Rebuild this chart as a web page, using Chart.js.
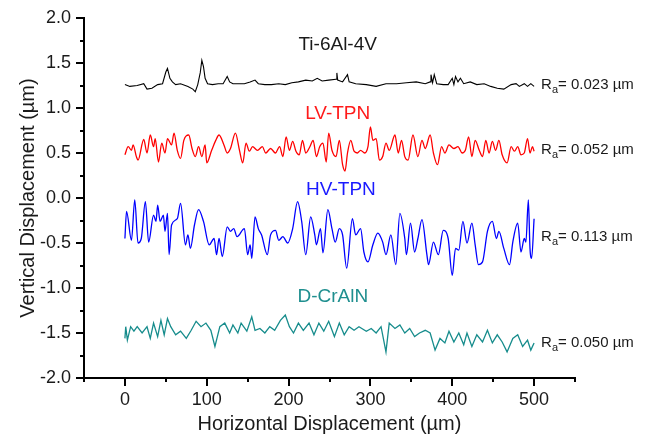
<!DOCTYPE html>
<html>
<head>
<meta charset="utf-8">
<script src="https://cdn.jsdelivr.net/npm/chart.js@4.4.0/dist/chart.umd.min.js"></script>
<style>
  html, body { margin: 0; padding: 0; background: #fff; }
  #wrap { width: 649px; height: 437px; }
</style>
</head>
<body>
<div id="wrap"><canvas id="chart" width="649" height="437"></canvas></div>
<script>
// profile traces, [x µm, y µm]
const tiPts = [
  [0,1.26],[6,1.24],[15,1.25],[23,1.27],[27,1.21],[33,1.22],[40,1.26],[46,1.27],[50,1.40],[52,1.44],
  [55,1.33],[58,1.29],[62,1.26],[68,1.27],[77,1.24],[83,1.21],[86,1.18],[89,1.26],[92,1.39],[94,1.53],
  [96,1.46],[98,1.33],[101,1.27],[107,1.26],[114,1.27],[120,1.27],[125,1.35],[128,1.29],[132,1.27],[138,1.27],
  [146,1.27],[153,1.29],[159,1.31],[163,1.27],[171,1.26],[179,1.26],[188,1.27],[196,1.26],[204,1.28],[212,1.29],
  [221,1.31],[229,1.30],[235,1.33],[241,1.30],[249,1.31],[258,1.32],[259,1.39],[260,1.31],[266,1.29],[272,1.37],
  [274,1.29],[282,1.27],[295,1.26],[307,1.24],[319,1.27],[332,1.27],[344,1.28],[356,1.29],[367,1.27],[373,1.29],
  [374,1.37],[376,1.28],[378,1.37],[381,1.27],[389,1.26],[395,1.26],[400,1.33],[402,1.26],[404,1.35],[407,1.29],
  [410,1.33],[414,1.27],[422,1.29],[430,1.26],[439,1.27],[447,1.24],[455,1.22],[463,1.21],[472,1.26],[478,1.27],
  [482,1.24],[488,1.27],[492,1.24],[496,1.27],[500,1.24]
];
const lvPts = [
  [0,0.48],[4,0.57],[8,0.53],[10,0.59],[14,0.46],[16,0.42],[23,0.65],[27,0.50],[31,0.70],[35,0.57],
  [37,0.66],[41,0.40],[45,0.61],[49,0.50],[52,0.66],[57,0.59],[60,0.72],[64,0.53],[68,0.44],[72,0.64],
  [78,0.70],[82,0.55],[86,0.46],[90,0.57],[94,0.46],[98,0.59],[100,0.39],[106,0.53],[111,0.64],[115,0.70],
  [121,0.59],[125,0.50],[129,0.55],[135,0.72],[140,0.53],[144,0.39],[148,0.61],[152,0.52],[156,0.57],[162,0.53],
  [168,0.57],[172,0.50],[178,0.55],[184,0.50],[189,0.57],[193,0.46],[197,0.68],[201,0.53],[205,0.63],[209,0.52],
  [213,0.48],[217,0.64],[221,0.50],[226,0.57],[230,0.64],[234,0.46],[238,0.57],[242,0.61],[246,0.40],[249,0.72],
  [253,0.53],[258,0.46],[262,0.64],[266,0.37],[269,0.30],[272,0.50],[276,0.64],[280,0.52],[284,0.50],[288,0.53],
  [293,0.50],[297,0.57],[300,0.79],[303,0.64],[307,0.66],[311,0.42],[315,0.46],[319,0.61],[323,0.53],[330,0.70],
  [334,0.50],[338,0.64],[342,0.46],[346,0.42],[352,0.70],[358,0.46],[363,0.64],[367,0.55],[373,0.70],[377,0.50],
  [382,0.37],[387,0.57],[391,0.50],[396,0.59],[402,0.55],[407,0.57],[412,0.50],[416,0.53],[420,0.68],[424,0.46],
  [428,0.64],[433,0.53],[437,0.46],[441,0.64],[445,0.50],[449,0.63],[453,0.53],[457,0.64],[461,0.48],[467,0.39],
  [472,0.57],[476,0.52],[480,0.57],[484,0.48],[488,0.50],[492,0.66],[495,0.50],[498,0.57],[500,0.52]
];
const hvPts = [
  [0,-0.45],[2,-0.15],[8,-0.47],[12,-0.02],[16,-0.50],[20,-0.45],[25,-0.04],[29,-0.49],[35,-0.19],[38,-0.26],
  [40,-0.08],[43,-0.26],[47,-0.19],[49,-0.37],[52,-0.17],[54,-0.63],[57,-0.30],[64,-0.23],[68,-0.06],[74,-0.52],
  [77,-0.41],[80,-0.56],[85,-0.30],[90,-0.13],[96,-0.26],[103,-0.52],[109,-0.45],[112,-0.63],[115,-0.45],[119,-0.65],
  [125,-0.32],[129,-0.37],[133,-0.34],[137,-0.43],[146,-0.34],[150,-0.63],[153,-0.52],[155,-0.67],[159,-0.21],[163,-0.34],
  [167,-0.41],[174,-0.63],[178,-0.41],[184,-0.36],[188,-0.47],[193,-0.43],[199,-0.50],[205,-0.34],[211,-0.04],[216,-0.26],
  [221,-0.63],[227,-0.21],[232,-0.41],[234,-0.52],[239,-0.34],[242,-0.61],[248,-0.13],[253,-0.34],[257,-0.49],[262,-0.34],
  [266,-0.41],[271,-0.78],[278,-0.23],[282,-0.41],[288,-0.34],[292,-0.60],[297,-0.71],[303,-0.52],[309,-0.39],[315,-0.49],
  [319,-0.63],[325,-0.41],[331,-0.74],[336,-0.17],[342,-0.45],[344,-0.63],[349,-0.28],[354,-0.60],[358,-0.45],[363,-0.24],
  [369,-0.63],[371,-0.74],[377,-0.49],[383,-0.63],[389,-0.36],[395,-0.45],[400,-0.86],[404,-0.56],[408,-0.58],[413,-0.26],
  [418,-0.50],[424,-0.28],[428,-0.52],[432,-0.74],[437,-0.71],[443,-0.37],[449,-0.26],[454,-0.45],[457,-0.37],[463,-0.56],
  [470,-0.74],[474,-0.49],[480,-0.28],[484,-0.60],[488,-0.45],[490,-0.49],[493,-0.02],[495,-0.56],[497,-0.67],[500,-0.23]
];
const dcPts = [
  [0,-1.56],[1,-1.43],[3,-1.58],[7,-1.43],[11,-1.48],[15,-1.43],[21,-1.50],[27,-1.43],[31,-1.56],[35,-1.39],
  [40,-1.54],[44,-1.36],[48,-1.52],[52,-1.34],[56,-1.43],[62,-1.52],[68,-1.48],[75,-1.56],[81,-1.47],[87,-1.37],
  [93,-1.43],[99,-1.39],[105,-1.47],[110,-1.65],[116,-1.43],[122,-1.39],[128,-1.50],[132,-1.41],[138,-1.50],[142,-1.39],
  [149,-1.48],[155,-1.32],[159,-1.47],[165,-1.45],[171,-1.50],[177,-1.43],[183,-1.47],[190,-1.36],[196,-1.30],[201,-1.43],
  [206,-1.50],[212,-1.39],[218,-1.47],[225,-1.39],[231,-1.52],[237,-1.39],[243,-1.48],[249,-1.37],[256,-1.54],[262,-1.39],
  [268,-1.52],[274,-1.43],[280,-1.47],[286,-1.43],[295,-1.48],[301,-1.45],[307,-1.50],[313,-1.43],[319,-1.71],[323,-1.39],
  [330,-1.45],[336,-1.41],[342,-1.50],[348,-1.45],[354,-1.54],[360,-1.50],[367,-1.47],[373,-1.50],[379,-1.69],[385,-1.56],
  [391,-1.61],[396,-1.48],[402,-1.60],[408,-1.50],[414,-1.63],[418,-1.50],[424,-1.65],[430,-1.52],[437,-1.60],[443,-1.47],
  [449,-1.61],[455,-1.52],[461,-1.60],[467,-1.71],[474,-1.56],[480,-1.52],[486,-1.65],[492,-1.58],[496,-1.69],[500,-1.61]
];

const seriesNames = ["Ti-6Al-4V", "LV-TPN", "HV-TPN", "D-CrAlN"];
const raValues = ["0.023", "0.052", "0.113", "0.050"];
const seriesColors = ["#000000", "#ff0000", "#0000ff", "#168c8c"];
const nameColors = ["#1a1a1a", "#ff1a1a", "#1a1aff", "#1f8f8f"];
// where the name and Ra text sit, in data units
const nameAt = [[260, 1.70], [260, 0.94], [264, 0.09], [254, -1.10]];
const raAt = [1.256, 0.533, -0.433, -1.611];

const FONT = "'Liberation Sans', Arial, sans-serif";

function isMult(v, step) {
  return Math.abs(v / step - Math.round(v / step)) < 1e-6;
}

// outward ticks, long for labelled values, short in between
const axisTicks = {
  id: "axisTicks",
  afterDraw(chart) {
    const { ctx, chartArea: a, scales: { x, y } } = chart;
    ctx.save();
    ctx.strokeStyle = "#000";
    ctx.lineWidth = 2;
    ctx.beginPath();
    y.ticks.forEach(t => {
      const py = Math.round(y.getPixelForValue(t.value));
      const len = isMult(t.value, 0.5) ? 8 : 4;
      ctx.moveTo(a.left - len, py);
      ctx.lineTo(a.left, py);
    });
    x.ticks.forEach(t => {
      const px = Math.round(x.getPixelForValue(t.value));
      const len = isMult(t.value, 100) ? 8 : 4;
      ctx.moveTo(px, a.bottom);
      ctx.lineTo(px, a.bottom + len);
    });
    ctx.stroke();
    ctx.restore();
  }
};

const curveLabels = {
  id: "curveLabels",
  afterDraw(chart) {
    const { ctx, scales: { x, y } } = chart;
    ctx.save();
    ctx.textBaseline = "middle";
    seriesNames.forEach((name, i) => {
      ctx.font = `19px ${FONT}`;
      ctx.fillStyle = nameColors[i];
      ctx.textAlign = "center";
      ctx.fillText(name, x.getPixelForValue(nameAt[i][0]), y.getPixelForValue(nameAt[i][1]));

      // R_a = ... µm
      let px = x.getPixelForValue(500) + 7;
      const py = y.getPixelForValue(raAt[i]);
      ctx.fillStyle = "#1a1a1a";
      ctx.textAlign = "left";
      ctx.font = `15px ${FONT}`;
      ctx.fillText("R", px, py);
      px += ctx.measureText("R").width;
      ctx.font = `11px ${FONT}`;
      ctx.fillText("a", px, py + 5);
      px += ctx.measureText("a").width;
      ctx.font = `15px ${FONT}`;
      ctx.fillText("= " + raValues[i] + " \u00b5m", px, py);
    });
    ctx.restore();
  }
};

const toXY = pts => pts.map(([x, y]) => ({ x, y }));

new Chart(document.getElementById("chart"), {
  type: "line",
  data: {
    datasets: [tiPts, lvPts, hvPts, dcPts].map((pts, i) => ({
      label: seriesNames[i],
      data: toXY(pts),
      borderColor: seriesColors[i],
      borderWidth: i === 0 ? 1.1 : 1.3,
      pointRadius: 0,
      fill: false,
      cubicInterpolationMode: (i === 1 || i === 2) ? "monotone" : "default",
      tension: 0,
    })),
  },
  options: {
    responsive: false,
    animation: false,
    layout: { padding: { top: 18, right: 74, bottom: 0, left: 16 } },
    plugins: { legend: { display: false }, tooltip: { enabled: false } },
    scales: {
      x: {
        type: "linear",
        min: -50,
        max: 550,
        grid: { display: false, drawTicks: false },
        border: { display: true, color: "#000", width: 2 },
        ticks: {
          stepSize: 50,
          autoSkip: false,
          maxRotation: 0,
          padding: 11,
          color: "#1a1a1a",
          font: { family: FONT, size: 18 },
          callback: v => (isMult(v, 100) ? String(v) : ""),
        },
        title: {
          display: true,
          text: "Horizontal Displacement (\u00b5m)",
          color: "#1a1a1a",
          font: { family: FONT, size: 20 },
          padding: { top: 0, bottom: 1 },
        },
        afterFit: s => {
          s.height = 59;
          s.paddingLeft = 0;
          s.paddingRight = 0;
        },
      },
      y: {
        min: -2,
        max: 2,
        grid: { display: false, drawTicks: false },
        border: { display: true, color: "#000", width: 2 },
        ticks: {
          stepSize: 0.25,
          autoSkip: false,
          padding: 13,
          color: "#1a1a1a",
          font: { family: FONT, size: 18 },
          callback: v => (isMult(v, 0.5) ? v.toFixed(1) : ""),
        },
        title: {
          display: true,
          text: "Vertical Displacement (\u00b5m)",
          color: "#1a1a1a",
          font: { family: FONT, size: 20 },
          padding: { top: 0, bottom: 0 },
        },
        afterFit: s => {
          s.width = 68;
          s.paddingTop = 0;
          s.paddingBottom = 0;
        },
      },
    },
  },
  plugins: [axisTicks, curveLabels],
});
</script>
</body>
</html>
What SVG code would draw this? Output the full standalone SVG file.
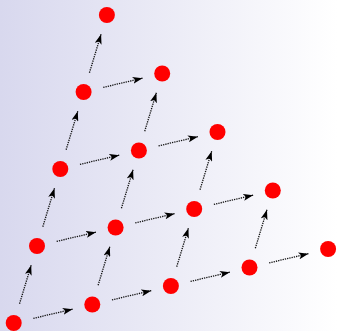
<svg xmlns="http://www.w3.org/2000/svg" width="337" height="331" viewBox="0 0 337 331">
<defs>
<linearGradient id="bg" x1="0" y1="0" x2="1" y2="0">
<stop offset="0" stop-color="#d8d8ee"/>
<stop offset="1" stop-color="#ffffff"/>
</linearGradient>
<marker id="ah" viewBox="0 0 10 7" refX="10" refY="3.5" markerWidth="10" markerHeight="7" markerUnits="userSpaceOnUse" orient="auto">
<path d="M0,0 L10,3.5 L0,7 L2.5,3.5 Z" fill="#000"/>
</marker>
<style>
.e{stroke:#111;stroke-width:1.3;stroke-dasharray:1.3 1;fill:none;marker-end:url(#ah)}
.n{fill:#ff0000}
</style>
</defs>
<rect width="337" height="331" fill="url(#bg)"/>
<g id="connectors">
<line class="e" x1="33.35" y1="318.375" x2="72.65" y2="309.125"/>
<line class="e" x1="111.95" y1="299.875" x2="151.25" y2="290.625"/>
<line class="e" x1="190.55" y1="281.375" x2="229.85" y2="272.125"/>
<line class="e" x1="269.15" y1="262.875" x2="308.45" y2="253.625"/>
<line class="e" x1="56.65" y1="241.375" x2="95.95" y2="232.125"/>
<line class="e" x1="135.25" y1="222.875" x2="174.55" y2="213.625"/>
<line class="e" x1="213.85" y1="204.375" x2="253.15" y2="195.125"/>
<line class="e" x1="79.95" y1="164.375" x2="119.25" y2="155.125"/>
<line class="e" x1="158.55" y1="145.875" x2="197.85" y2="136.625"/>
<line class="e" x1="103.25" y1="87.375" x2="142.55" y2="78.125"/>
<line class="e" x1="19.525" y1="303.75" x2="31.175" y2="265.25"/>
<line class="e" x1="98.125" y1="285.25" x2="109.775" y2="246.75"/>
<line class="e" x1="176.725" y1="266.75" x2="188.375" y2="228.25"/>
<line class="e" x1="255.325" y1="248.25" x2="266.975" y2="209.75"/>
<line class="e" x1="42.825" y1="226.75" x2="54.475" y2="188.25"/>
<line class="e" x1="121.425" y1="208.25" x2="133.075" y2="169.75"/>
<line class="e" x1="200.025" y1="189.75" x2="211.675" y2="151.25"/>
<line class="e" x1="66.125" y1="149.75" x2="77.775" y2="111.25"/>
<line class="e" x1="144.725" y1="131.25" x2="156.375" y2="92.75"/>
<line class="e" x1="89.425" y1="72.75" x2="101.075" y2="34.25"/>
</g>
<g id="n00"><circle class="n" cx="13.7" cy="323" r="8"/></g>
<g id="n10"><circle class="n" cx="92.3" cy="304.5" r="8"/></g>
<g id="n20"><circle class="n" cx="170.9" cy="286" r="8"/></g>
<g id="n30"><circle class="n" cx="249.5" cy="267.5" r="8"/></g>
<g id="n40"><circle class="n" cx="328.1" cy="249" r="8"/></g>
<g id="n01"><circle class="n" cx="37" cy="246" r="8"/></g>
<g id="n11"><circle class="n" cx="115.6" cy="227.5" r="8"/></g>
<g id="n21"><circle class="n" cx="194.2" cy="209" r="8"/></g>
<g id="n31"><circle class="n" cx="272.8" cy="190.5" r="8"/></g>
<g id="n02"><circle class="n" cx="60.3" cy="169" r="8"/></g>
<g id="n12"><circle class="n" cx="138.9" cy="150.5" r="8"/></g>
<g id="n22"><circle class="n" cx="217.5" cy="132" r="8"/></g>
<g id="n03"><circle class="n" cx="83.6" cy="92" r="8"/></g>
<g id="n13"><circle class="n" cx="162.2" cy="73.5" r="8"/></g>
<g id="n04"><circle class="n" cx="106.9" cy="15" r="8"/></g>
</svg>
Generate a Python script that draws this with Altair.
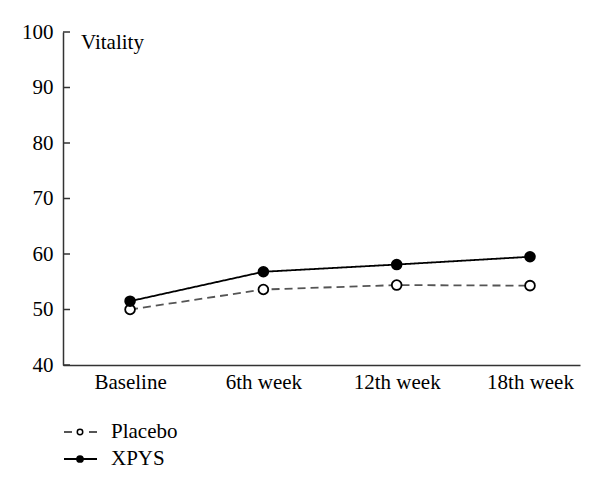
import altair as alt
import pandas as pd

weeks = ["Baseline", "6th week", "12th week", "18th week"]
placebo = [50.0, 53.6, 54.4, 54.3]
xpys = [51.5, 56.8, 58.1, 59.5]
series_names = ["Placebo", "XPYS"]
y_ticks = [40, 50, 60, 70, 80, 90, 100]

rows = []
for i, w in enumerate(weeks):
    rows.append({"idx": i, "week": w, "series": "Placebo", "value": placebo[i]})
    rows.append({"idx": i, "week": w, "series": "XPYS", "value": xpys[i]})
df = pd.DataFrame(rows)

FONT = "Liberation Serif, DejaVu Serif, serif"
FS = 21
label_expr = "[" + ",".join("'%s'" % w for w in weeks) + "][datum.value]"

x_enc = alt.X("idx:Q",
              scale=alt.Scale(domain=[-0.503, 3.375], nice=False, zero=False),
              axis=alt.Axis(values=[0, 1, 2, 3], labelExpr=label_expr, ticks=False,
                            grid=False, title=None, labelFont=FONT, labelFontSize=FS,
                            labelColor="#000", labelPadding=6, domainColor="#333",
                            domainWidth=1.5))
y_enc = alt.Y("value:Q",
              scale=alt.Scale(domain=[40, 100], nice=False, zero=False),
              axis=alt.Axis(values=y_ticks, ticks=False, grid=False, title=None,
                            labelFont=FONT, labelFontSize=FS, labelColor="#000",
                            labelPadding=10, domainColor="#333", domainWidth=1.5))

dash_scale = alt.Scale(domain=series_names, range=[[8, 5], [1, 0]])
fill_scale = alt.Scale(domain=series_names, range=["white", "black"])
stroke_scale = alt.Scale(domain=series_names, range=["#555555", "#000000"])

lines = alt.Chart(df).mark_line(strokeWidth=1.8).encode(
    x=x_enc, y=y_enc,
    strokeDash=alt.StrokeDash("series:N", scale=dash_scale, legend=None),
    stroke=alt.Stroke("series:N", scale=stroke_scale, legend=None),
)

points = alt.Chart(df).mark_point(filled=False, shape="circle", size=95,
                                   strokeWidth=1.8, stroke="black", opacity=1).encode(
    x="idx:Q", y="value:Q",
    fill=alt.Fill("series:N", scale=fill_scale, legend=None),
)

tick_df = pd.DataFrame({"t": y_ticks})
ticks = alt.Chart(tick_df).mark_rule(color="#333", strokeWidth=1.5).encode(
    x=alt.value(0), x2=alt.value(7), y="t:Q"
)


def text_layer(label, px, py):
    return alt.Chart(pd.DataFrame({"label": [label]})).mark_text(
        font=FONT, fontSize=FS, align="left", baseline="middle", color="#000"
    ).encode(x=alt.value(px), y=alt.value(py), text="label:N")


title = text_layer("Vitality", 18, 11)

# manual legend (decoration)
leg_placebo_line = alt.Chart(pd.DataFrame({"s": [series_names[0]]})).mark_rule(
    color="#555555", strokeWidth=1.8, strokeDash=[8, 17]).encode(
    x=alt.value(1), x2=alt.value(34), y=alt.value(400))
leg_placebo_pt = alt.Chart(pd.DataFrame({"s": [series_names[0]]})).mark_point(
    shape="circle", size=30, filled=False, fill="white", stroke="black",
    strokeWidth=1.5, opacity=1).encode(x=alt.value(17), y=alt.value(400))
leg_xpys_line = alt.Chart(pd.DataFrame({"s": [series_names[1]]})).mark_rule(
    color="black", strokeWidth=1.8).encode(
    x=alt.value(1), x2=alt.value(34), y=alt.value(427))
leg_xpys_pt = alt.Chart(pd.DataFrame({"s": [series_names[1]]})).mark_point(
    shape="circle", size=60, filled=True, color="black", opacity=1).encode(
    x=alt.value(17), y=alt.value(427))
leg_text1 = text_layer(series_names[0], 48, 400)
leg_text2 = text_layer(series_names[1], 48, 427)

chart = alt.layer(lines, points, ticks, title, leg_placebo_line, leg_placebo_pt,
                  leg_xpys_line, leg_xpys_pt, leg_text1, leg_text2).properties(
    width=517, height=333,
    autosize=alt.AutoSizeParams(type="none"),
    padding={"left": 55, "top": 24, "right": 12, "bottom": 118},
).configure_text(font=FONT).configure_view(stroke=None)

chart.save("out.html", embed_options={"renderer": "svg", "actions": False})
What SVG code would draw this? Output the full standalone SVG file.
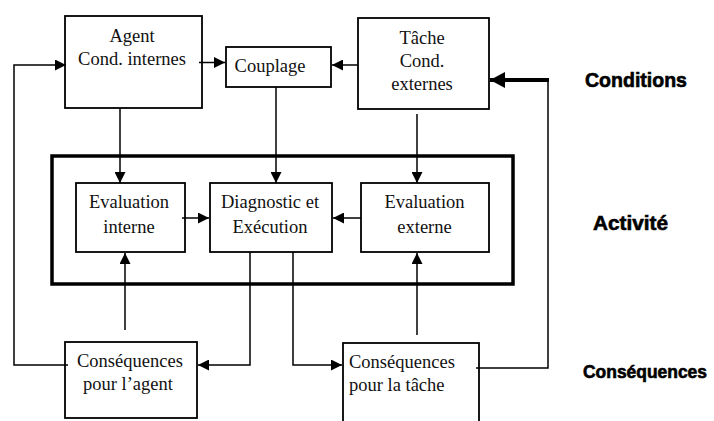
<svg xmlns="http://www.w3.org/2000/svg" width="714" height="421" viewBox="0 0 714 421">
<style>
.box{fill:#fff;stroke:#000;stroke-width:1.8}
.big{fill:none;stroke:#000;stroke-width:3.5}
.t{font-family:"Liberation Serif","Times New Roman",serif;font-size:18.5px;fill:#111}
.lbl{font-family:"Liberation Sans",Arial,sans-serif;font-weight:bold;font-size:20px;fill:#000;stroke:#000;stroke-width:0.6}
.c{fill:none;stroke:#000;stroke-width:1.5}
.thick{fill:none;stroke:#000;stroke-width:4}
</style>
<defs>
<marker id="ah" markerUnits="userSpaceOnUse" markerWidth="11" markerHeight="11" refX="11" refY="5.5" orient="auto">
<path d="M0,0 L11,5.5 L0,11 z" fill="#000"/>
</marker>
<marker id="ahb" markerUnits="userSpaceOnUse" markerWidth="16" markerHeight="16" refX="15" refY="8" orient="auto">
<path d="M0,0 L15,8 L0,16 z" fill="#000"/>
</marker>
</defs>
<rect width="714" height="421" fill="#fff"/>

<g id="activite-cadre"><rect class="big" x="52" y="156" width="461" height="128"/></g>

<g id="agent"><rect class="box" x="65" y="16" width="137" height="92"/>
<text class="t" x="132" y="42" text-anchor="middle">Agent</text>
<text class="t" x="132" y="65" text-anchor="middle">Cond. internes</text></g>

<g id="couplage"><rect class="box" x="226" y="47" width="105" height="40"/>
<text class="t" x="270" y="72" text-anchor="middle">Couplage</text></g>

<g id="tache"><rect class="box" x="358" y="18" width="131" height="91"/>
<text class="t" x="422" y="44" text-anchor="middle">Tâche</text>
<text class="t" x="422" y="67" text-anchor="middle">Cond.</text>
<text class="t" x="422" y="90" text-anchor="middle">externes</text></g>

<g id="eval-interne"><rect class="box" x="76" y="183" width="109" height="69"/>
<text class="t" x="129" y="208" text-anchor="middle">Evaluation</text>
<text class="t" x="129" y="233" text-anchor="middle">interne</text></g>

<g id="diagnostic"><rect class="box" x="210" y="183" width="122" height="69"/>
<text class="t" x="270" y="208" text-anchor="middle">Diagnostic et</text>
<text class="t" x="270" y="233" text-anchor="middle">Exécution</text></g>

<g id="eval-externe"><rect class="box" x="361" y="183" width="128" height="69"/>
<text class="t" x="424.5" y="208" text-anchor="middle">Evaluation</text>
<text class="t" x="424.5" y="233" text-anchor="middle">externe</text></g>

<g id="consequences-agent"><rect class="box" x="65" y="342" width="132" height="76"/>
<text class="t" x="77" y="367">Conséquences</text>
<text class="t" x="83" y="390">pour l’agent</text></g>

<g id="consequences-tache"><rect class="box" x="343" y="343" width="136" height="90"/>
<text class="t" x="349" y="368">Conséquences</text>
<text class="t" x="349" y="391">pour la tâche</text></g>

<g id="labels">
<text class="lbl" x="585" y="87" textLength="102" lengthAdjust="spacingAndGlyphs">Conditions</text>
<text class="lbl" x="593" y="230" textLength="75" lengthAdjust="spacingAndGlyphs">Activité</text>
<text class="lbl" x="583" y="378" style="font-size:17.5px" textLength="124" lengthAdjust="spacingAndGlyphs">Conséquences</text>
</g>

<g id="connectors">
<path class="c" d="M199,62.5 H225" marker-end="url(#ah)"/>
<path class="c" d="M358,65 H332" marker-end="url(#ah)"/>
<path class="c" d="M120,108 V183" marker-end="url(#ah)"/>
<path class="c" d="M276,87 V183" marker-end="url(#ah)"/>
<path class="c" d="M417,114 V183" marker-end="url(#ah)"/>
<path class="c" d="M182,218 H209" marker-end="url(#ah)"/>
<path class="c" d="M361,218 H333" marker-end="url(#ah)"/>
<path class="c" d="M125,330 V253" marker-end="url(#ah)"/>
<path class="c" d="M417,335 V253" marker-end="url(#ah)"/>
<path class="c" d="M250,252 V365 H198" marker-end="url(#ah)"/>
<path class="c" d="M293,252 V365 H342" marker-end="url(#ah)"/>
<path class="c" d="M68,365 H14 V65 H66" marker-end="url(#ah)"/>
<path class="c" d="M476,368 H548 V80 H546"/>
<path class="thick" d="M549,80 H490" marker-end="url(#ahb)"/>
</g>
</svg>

→ Task to carry out
Find each line holding the word "this" and copy it.

→ Solution to the problem
Rebuild this chart as a web page, using Chart.js.
What SVG code would draw this? Output the full standalone SVG file.
Generate a Python script that draws this with Altair.
What SVG code would draw this? Output the full standalone SVG file.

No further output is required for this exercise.